The dreaded one-joke premise. It’s a nearly guaranteed show-killer and here, we have an absolutely braindead TV sitcom based on a pretty bad police comedy. Quality TV series based on movie franchises are extremely rare and this is an example of how to take a movie that was already pretty unfunny and drive its single joke right into the ground. The first ten minutes of this TV series seems like an hour, and it doesn’t get any better.
In 1990, Tom Hanks was already too hot a commodity to appear in low-grade crap like this, so instead we get B-list actor Thomas F. Wilson as Det. Scott Turner, who most probably remember best as Biff Tannen from the Back to the Future movies, or as Coach Fredricks from Freaks & Geeks. He’s not a bad performer when he’s playing off of better actors, but here he is just awful. He is not leading-man-material, and he spends every scene struggling through his lines. However, as much as I complain about Wilson’s performance, the supporting cast is far worse. This film even goes so far as to add an obnoxious delinquent kid to the mix, making what is already a really lazy and dull comedy into something that is nothing short of unwatchable. He is far, far worse than Kid from Dick Tracy, another legendarily bad child performance from around that time, and like Hooch, he has one character trait: He gets into trouble! Oh… how zany… To top it all off, this show ends with a pillow fight between the kid and Turner complete with period-appropriate sax solo and a freeze frame on Hooch. I wish I were making this up…
The rest of the supporting cast includes Wendee Pratt as Mrs. Turner. She had a few roles after this but is mostly known for her brief run on the soap opera One Life to Live. The rest of the characters just show up then disappear, having no real effect on the show, existing only to set up the next scene. Comic Relief Cop (his name is ‘Boney’... Because he’s fat..?) appears to tell Det. Turner what the next act of the show is and sends him on his way, and the show has a brief appearance by a lively chef who knows Turner, and I am assuming he is meant to be a recurring character but here he only exists to facilitate the introduction of that damn kid.
This show is written in cliches. This is common in sitcoms, but here everything has been done over and over again and Turner & Hooch goes the extra mile by taking those cliches and just replaying them ad-nauseum during its 23 minute run. The kid is a runaway thief who ends up in the care of the unwilling cop. The wife is a goody-goody who wants to help the “misunderstood” kid, only existing in the entire show to make sure Turner is stuck with Hooch and an aggravating child actor (Det. Turner really needs to get a divorce). There are no other cops of consequence and imagine my surprise when the titular cop wasn’t called in to get chewed out by his tightly-wound and heavily-caffeinated chief.
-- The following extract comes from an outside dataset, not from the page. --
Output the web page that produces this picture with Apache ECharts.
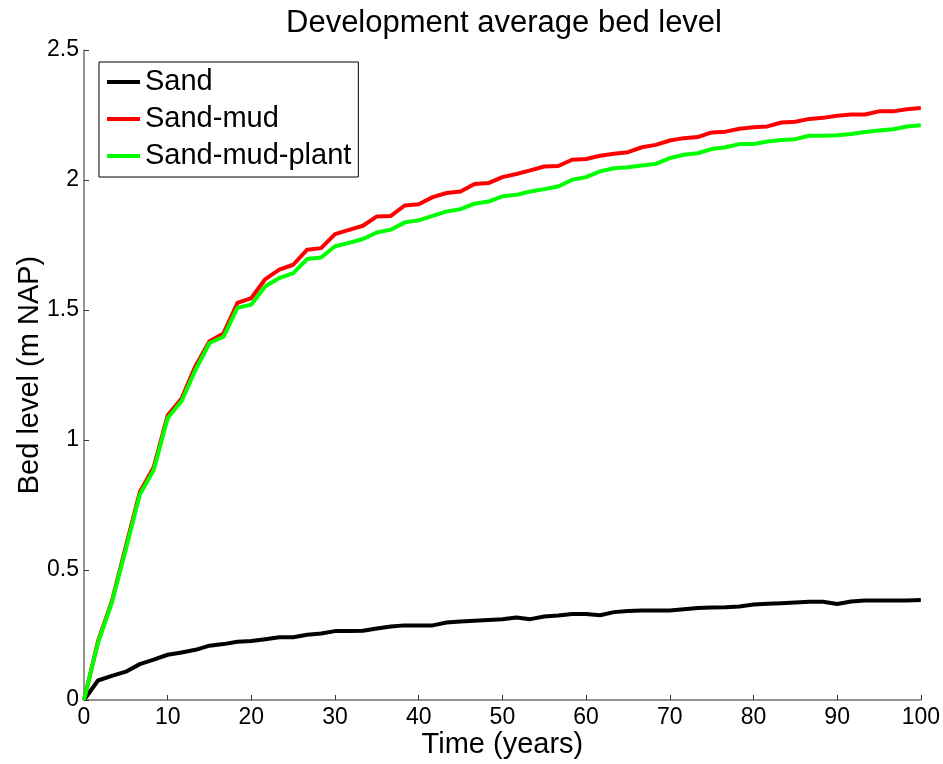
<!DOCTYPE html>
<html>
<head>
<meta charset="utf-8">
<script src="https://cdn.jsdelivr.net/npm/echarts@6/dist/echarts.min.js"></script>
<style>
  html, body { margin: 0; padding: 0; background: #fff; }
  #chart { width: 943px; height: 764px; }
</style>
</head>
<body>
<div id="chart"></div>
<script>
// Model output times (years), one record every 20 months
const years = [
  0, 1.67, 3.33, 5, 6.67, 8.33, 10, 11.67, 13.33, 15, 16.67, 18.33, 20, 21.67, 23.33,
  25, 26.67, 28.33, 30, 31.67, 33.33, 35, 36.67, 38.33, 40, 41.67, 43.33, 45, 46.67,
  48.33, 50, 51.67, 53.33, 55, 56.67, 58.33, 60, 61.67, 63.33, 65, 66.67, 68.33, 70,
  71.67, 73.33, 75, 76.67, 78.33, 80, 81.67, 83.33, 85, 86.67, 88.33, 90, 91.67, 93.33,
  95, 96.67, 98.33, 100
];

// Average bed level (m NAP) per scenario
const sand = [
  0, 0.075, 0.093, 0.109, 0.138, 0.155, 0.174, 0.183, 0.193, 0.209, 0.215, 0.224, 0.227,
  0.234, 0.241, 0.241, 0.251, 0.256, 0.265, 0.265, 0.266, 0.275, 0.283, 0.287, 0.287,
  0.287, 0.298, 0.302, 0.305, 0.308, 0.311, 0.317, 0.311, 0.321, 0.325, 0.331, 0.331,
  0.326, 0.338, 0.342, 0.344, 0.344, 0.344, 0.349, 0.354, 0.356, 0.357, 0.360, 0.367,
  0.370, 0.372, 0.375, 0.378, 0.378, 0.369, 0.379, 0.383, 0.383, 0.383, 0.383, 0.385
];
const sandMud = [
  0, 0.225, 0.38, 0.59, 0.80, 0.895, 1.095, 1.16, 1.285, 1.38, 1.41, 1.527, 1.546,
  1.619, 1.655, 1.674, 1.732, 1.738, 1.792, 1.808, 1.824, 1.860, 1.862, 1.902, 1.907,
  1.934, 1.950, 1.956, 1.985, 1.988, 2.011, 2.023, 2.037, 2.052, 2.054, 2.078, 2.081,
  2.093, 2.101, 2.107, 2.126, 2.135, 2.152, 2.161, 2.165, 2.183, 2.186, 2.197, 2.203,
  2.206, 2.221, 2.224, 2.235, 2.239, 2.247, 2.252, 2.252, 2.264, 2.264, 2.272, 2.277
];
const sandMudPlant = [
  0, 0.22, 0.375, 0.58, 0.79, 0.885, 1.085, 1.15, 1.27, 1.373, 1.397, 1.508, 1.521,
  1.591, 1.623, 1.642, 1.696, 1.702, 1.745, 1.758, 1.773, 1.798, 1.809, 1.837, 1.845,
  1.862, 1.879, 1.888, 1.909, 1.917, 1.937, 1.943, 1.956, 1.965, 1.975, 2.001, 2.011,
  2.033, 2.045, 2.049, 2.056, 2.062, 2.084, 2.097, 2.103, 2.119, 2.126, 2.138, 2.138,
  2.148, 2.154, 2.157, 2.170, 2.170, 2.172, 2.177, 2.185, 2.190, 2.195, 2.206, 2.211
];

const seriesNames = ['Sand', 'Sand-mud', 'Sand-mud-plant'];
const seriesColors = ['#000000', '#ff0000', '#00ff00'];
const seriesValues = [sand, sandMud, sandMudPlant];

const FONT = '"Liberation Sans", Arial, Helvetica, sans-serif';
const axisGray = '#707070';

const chart = echarts.init(document.getElementById('chart'), null, { renderer: 'canvas' });

chart.setOption({
  animation: false,
  backgroundColor: '#ffffff',
  textStyle: { fontFamily: FONT },
  title: {
    text: 'Development average bed level',
    left: 499,
    textAlign: 'center',
    top: 3,
    textStyle: { fontFamily: FONT, fontSize: 31, fontWeight: 'normal', color: '#000' }
  },
  legend: {
    orient: 'vertical',
    left: 99,
    top: 62,
    icon: 'rect',
    itemWidth: 33,
    itemHeight: 4,
    itemGap: 7,
    padding: [5, 7, 6, 8],
    borderColor: '#000',
    borderWidth: 1,
    backgroundColor: '#fff',
    textStyle: { fontFamily: FONT, fontSize: 29, color: '#000', lineHeight: 30 },
    data: seriesNames
  },
  grid: { left: 84, right: 22, top: 50, bottom: 62, containLabel: false },
  xAxis: {
    type: 'value',
    min: 0,
    max: 100,
    interval: 10,
    name: 'Time (years)',
    nameLocation: 'middle',
    nameGap: 30,
    nameMoveOverlap: false,
    nameTextStyle: { fontFamily: FONT, fontSize: 29, color: '#000' },
    axisLine: { show: true, onZero: false, lineStyle: { color: axisGray, width: 1.5 } },
    axisTick: { show: true, inside: true, length: 5, lineStyle: { color: '#333' } },
    axisLabel: { fontFamily: FONT, fontSize: 23, color: '#000', margin: 6 },
    splitLine: { show: false }
  },
  yAxis: {
    type: 'value',
    min: 0,
    max: 2.5,
    interval: 0.5,
    name: 'Bed level (m NAP)',
    nameLocation: 'middle',
    nameGap: 40,
    nameMoveOverlap: false,
    nameTextStyle: { fontFamily: FONT, fontSize: 29, color: '#000' },
    axisLine: { show: true, onZero: false, lineStyle: { color: axisGray, width: 1.5 } },
    axisTick: { show: true, inside: true, length: 5, lineStyle: { color: '#333' } },
    axisLabel: { fontFamily: FONT, fontSize: 23, color: '#000', margin: 5 },
    splitLine: { show: false }
  },
  series: seriesNames.map((name, k) => ({
    name: name,
    type: 'line',
    data: years.map((t, i) => [t, seriesValues[k][i]]),
    showSymbol: false,
    symbol: 'none',
    smooth: false,
    lineStyle: { color: seriesColors[k], width: 4, join: 'round' },
    itemStyle: { color: seriesColors[k] },
    z: 2 + k
  }))
});
</script>
</body>
</html>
All of those complaints aside, the episode is just a mess. Scenes bounce between each other so fast it is actually a little disorienting and I have a sinking feeling this was meant to be a one-hour block but was cut in half after producers saw the finished product. I make that assumption based on the fact that it feels like chunks of the show are missing. Character introductions are fast and short and never really establish any sort of relationship. The marriage between Det. Turner and his wife feels more like the relationship between a homeowner and a maid. The kid in the show is bad, sure, but he seems like he was born ready to wind up in the care of a cop, never showing any resistance or surprise about anything. Ultimately, nothing comes together. There are sections of the story that feel lost and there is zero, ZERO character development. The only thing we get is Hooch running into things, knocking people over and simply just causing a ruckus so we can get a zany jazz solo followed by a soul-crushingly-bad reaction shot from Thomas Wilson, who acted like he just didn’t want to be there at all.
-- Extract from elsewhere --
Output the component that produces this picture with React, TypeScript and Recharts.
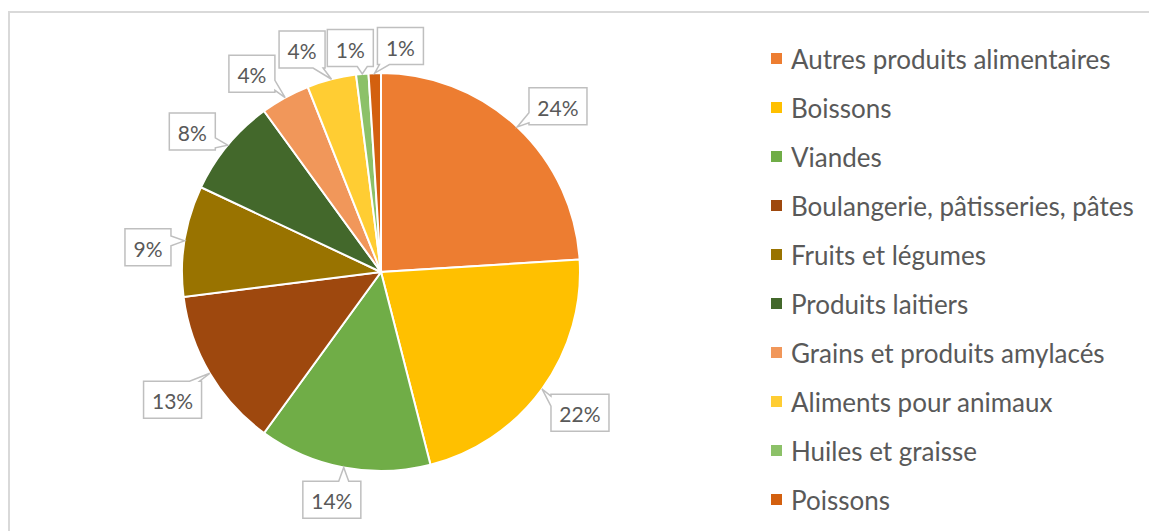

Turner & Hooch aired on NBC in the Summer of 1990. A Summer premiere (especially pre-2000) is usually a bad sign anyway, but hoooo-boy! 1990 was a bad, BAAAAD year for television. To give you an idea of how awful this year was, Turner & Hooch, as stillborn and bland as it is, is not the worst cop-with-a-dog comedy series of that Summer! The problem with Turner & Hooch is it’s just boring and lazy. Outside of some of the performances, there isn’t really anything painful about it, and I can honestly see myself forgetting this show even exists. At least with famously bad shows like Small Wonder you remember why it was bad. Less than an hour after sitting through this snore-fest I was only thinking about what I wanted for lunch.